Dickey digs his fingernails below the ball’s horseshoe-shaped seams and keeps his wrist stiff. Beyond that, he says a well-thrown pitch just feels right as it leaves his hand. He can tell immediately if the throw will be successful or not.
He has other pitches he falls back on such as the curve ball, sinker, cutter and change-up. The Nashville-born hurler uses these when he struggles with his knuckleball, but the knuckler still accounts for about 85 per cent of his throws.
He said he learned his craft by studying other pitchers who rely on this elusive toss, men such as Tim Wakefield, Charlie Hough and Phil Niekro. Dickey was tutored by Hough. Dickey has likened the group to a band of Jedi Knights.
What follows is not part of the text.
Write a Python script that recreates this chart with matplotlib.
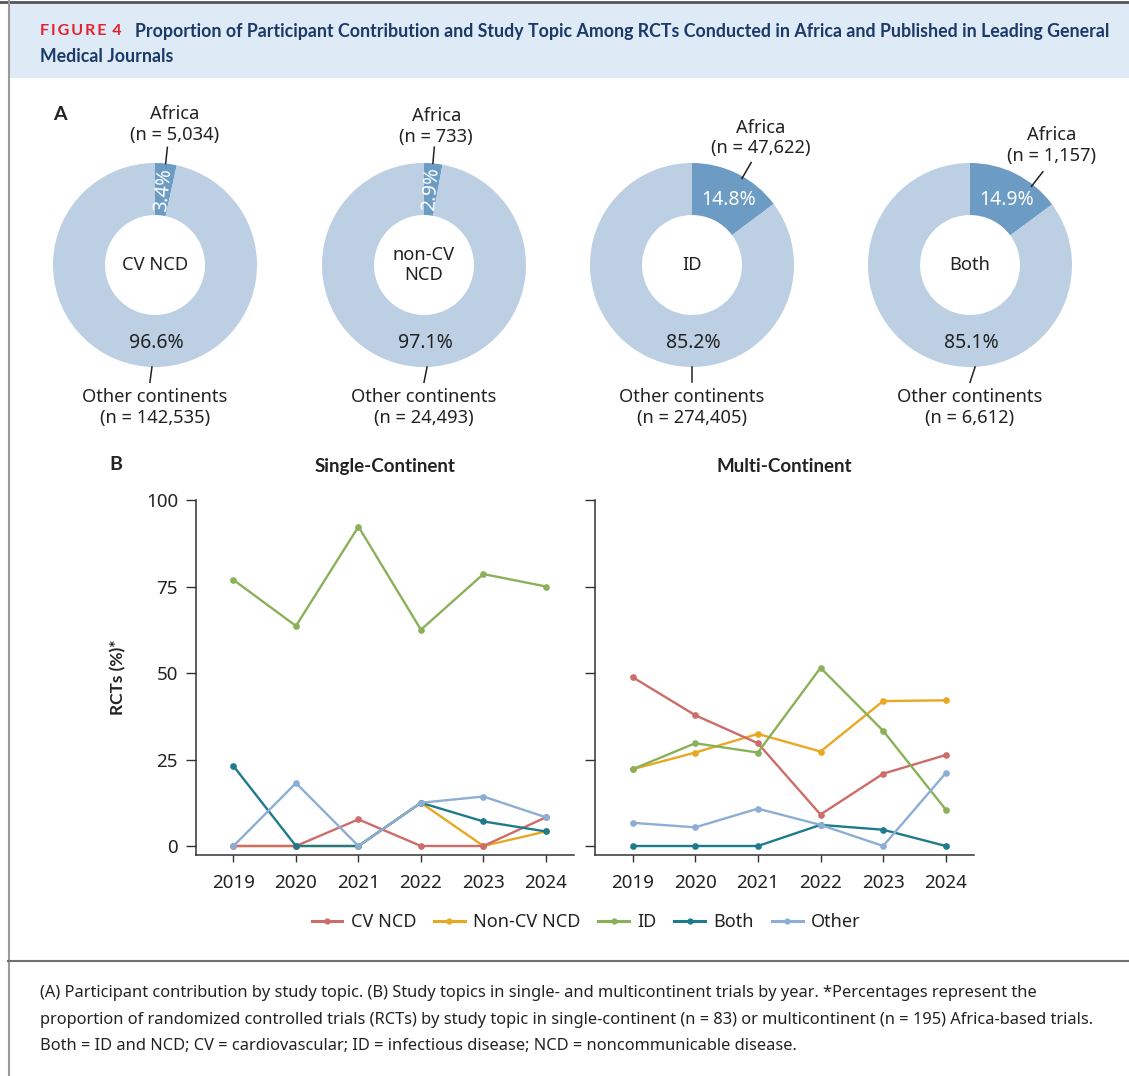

The other part of this knuckleballer’s success is playing with a catcher who has the ability and patience to work with Dickey, something he says he has been blessed with.
While winning a Cy Young Award is a noteworthy achievement, one few pitchers experience, there is so much more to Dickey than his baseball prowess. He’s also an interesting person with a captivating story.
In many regards, this Toronto Blue Jay is as unique as his signature pitch. For starters, he holds an English Literature degree which means his interviews aren’t just a repetition of sports clichés and platitudes that we hear so often from professional athletes. He has insightful opinions he expresses well. Dickey is also an author and he won an Olympic bronze medalist for baseball at the Atlanta Games.
He was drafted by the Texas Rangers in the first round, 18th overall, but then almost didn’t make the majors when it was discovered he was born without a ligament in his elbow that would normally mean he couldn’t pitch. Many in baseball wrote him off. Dickey is a testament to what you can do if you work hard and believe in yourself.
Although his pitching so far this season hasn’t been impressive, the Jays have struggled as a team. Nevertheless, Dickey has the talent and experience to help guide Toronto back into the postseason.